For D.C. institutionalists, Gabbard’s conversations with Assad broke a long-standing convention that members of Congress do not conduct freelance foreign policy. But many also saw the trip as an unforgivable swerve toward autocracy.

Outside the Washington scene, Gabbard’s independence and charisma still counted. When Gabbard ran in the Democratic presidential primary in 2019, she could still muster an enthusiastic if motley alliance of progressives, libertarians, and conservative Hindus. She also did well among the kind of people who are fond of saying that all politicians are corrupt and neither political party is good for America. “I’m voting for her. I decided. I like her. I met her in person. Fuck it,” Joe Rogan said on his podcast that year.

Despite that glowing endorsement, Gabbard never scored above single digits in the contest, and dropped out of the race in March 2020. In the years that followed, she would pop up now and again with new and surprising takes. In December 2020, Gabbard introduced a bill to ban trans women and girls from playing women’s sports, plus two pieces of anti-abortion legislation. In 2021, she left Congress altogether. The next year, when Russia invaded Ukraine, she blamed President Joe Biden and NATO for ignoring “Russia’s legitimate security concerns.” Then she turned up as a featured speaker at the annual Conservative Political Action Conference.

At a late-summer conference in Michigan last year, Gabbard announced that she was supporting Donald Trump for president. She completed her political migration in October at a MAGA rally in North Carolina, when she said that she was joining the Republican Party. She praised Trump for transforming the GOP into “the party of the people and the party of peace.” Her message was that she hadn’t left the Democrats; they had left her. “People evolve on politics all the time,” the former House colleague and friend told me. “But that’s a long way from saying Hey, the party went too far to embracing Donald Trump.”

Gabbard’s instincts are those of a “moth to a flame of power,” Wasserman Schultz told me. And Trump’s flame is burning brightly again. But in Gabbard’s dogged pursuit of power, or at least of proximity to power, others see the influence not of a new guru, but of the old one: Butler. “She’s his loyal servant,” Van Duyn, the Science of Identity Foundation defector, said, and Gabbard regards him as “possessing infallible authority.” Van Duyn also told me that she has sent letters to several Democratic lawmakers, asking them to vote against Gabbard’s confirmation as DNI because she fears that sensitive intelligence “can and will be communicated to her guru.”

Each of the current and former Democratic lawmakers I spoke with for this story had concerns about the Gabbard-Butler relationship. “There are some very tough questions that need to be asked,” Representative Jill Tokuda, Democrat of Hawaii, told me. “Who’s really calling the shots when it comes to what Tulsi Gabbard believes?”

Gabbard at the Trump campaign rally at Madison Square Garden in New York City, on October 27, 2024 (Michael M. Santiago / Getty)

Butler, who is now in his late 70s and reportedly living in a beachfront home in Kailua, did not respond to a request for comment.

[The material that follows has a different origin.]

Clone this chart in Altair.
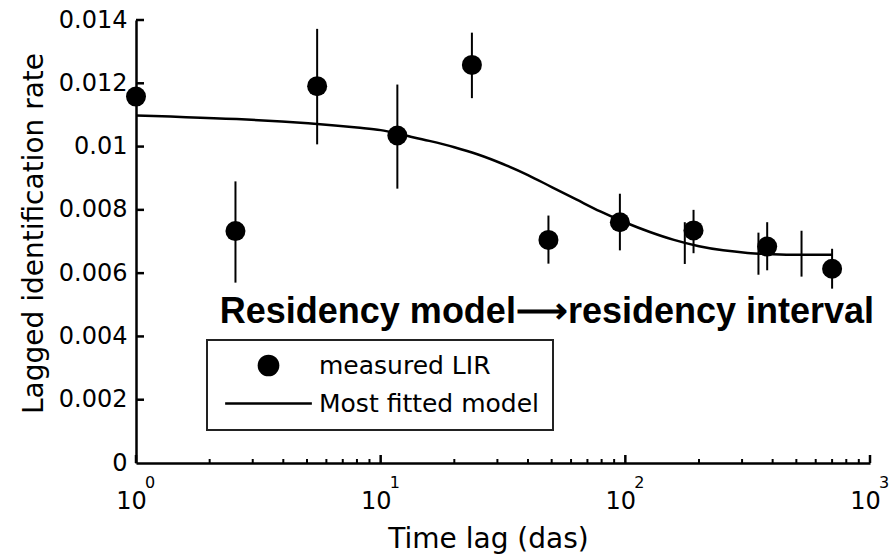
import altair as alt
import pandas as pd

FONT = "DejaVu Sans"

# ---- measured LIR (points + error bars) ----
lag_meas = [1.0, 2.55, 5.5, 11.7, 23.6, 48.5, 95.0, 190.0, 380.0, 700.0]
lir_meas = [0.01158, 0.00733, 0.01191, 0.01035, 0.01258, 0.00705, 0.00761, 0.00735, 0.00684, 0.00614]
lir_lo = [None, 0.0057, 0.01007, 0.00867, 0.01153, 0.0063, 0.00672, 0.00663, 0.00609, 0.00551]
lir_hi = [None, 0.0089, 0.01372, 0.01196, 0.0136, 0.00782, 0.00851, 0.0080, 0.00761, 0.00677]

# ---- extra error bars on the model tail ----
lag_extra = [175.0, 350.0, 525.0]
extra_lo = [0.00629, 0.00595, 0.00589]
extra_hi = [0.00761, 0.00728, 0.00734]

# ---- most fitted model ----
lag_fit = [1, 8, 10, 12.6, 15.8, 20, 25, 31.6, 40, 50, 63, 79, 100, 126, 158, 200, 251, 316, 398, 500, 700]
lir_fit = [0.01098, 0.0106, 0.01052, 0.01035, 0.01018, 0.00998, 0.00975, 0.00945, 0.0091, 0.00872,
           0.00833, 0.00795, 0.0076, 0.0073, 0.00705, 0.00685, 0.00672, 0.00664, 0.0066, 0.00658, 0.00658]

# ---- axes / labels ----
y_ticks = [0, 0.002, 0.004, 0.006, 0.008, 0.01, 0.012, 0.014]
x_major = [1, 10, 100, 1000]
x_base_label = "10"
x_exponents = ["0", "1", "2", "3"]
x_minor = [2, 3, 4, 5, 6, 7, 8, 9, 20, 30, 40, 50, 60, 70, 80, 90,
           200, 300, 400, 500, 600, 700, 800, 900]
legend_labels = ["measured LIR", "Most fitted model"]
annot_text = ["Residency model\u27f6residency interval"]
annot_x = [2.2]
annot_y = [0.00441]

meas_df = pd.DataFrame({"lag": lag_meas, "lir": lir_meas, "series": legend_labels[0]})
err_rows = [(l, lo, hi) for l, lo, hi in zip(lag_meas, lir_lo, lir_hi) if lo is not None]
err_rows += list(zip(lag_extra, extra_lo, extra_hi))
err_df = pd.DataFrame(err_rows, columns=["lag", "lo", "hi"])
fit_df = pd.DataFrame({"lag": lag_fit, "lir": lir_fit})
ytick_df = pd.DataFrame({"lir": y_ticks[1:]})
xmaj_df = pd.DataFrame({"lag": x_major, "e": x_exponents})
xmin_df = pd.DataFrame({"lag": x_minor})
annot_df = pd.DataFrame({"lag": annot_x, "lir": annot_y, "t": annot_text})

xs = alt.Scale(type="log", domain=[1, 1000], nice=False)
ys = alt.Scale(domain=[0, 0.014], nice=False, zero=False)

x_axis = alt.Axis(
    values=x_major, labelExpr="'" + x_base_label + "'", ticks=False, tickSize=0,
    domain=True, domainColor="black", domainWidth=2.5, grid=False,
    labelFont=FONT, labelFontSize=24, labelColor="black", labelPadding=26,
    labelOffset=-5, labelFlush=False,
    title="Time lag (das)", titleFont=FONT, titleFontSize=28, titleFontWeight="normal",
    titleColor="black", titleX=352, titleY=84, titleBaseline="alphabetic", titleAlign="center",
)
y_axis = alt.Axis(
    values=y_ticks, format="~g", ticks=False, tickSize=0,
    domain=True, domainColor="black", domainWidth=2.5, grid=False,
    labelFont=FONT, labelFontSize=24, labelColor="black", labelPadding=9, labelFlush=False,
    title="Lagged identification rate", titleFont=FONT, titleFontSize=28,
    titleFontWeight="normal", titleColor="black", titleX=-94, titleY=213,
    titleAngle=270, titleBaseline="alphabetic", titleAlign="center",
)

X = alt.X("lag:Q", scale=xs, title="Time lag (das)")
Y = alt.Y("lir:Q", scale=ys, title="Lagged identification rate")

points = alt.Chart(meas_df).mark_point(filled=True, color="black", size=400, opacity=1).encode(
    x=alt.X("lag:Q", scale=xs, axis=x_axis),
    y=alt.Y("lir:Q", scale=ys, axis=y_axis),
    shape=alt.Shape(
        "series:N",
        scale=alt.Scale(domain=legend_labels,
                        range=["circle", "M-4,-0.11L4,-0.11L4,0.11L-4,0.11Z"]),
        legend=alt.Legend(
            title=None, orient="none", legendX=71, legendY=320, padding=13, rowPadding=12,
            symbolSize=470, symbolFillColor="black", symbolStrokeColor="black",
            symbolStrokeWidth=0, symbolOpacity=1, symbolOffset=36, labelOffset=38,
            labelFont=FONT, labelFontSize=25, labelColor="black", labelLimit=0,
            fillColor="white", strokeColor="#222222",
        ),
    ),
)

line = alt.Chart(fit_df).mark_line(color="black", strokeWidth=2.5, interpolate="monotone").encode(
    x=X, y=Y,
)

errbars = alt.Chart(err_df).mark_rule(color="black", strokeWidth=2).encode(
    x=X,
    y=alt.Y("lo:Q", scale=ys, title="Lagged identification rate"),
    y2="hi:Q",
)

annot = alt.Chart(annot_df).mark_text(
    font="Liberation Sans", fontWeight="bold", fontSize=36, align="left",
    baseline="alphabetic", color="black",
).encode(x=X, y=Y, text="t:N")

yticks = alt.Chart(ytick_df).mark_rule(color="black", strokeWidth=2.5).encode(
    y=Y, x=alt.value(0), x2=alt.value(8),
)
xticks_major = alt.Chart(xmaj_df).mark_rule(color="black", strokeWidth=2.5).encode(
    x=X, y=alt.value(443), y2=alt.value(435),
)
xticks_minor = alt.Chart(xmin_df).mark_rule(color="black", strokeWidth=2).encode(
    x=X, y=alt.value(443), y2=alt.value(439),
)
exps = alt.Chart(xmaj_df).mark_text(
    font=FONT, fontSize=16, align="left", baseline="alphabetic", color="black", dx=9,
).encode(x=X, y=alt.value(468), text="e:N")

chart = alt.layer(
    points, line, errbars, annot, yticks, xticks_major, xticks_minor, exps
).properties(
    width=734, height=443,
    autosize=alt.AutoSizeParams(type="none"),
    padding={"left": 136, "top": 20, "right": 26, "bottom": 92},
).configure_view(stroke=None).configure_legend(strokeWidth=2)

chart.save("out.html", embed_options={"renderer": "svg", "actions": False})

But in a statement, Jeannie Bishop, the foundation’s president, disputed the accounts of people whom the group considers to be “propagating misconceptions,” and accused the media of “fomenting” Hinduphobia. (Butler’s foundation, along with a collection of 50 Hindu groups, sent out a press release last week blasting recent media coverage as “Hinduphobic.”)

[Tom Nichols: Tulsi Gabbard’s nomination is a national-security risk]

Regardless of whom her opportunism ultimately serves, political opportunity has come again for Gabbard. After she hitched her wagon to Trump, he chose her to be his spymaster in chief—a position for which she does not seem remotely qualified. The current director, Avril Haines, was confirmed after previously serving as deputy national security adviser, deputy director of the Central Intelligence Agency, and deputy counsel to the president for national-security affairs in the Office of White House Counsel. Gabbard has no similar background in intelligence or agency leadership. Henning, the Trump spokesperson, pointed to Gabbard’s endorsement from former CIA Director of Counterterrorism Bernard Hudson, who has commended Gabbard’s “independent thinking.”

Gabbard’s Assad visit and her pro-Russian views also remain fresh in the minds of many in Congress. Nothing proves that Gabbard is a “Russian asset,” as Hillary Clinton once famously put it, but Moscow seems gleeful about her selection to lead the intelligence agency: “The C.I.A. and the F.B.I. are trembling,” the newspaper Komsomolskaya Pravda crowed after her nomination was announced. Another Russian state outlet called Gabbard a “comrade.”

Judging by the congressional hearings so far, traditional expertise and credentials may not matter much to the GOP lawmakers charged with confirming Trump’s picks. But the incoherence of Gabbard’s ideological evolution may yet count against her: Reliability could be the sticking point. Republicans should know, as well as Democrats, that “she’s ruthless in her pursuit of personal power,” the Hawaii campaign colleague told me. “Even if that means disappointing MAGA folks or Trump, it’s clear she’d do it in a heartbeat.”

During her eight years in Congress, Gabbard was a fierce defender of privacy rights, something her supporters on both the right and the left long admired. In particular, she had opposed the reauthorization of Section 702 of the Foreign Intelligence Surveillance Act, legislation that permits some warrantless surveillance of American citizens. But after meeting with senators last week, Gabbard announced that the act’s surveillance capability “must be safeguarded.” The would-be director of national intelligence had had a change of heart.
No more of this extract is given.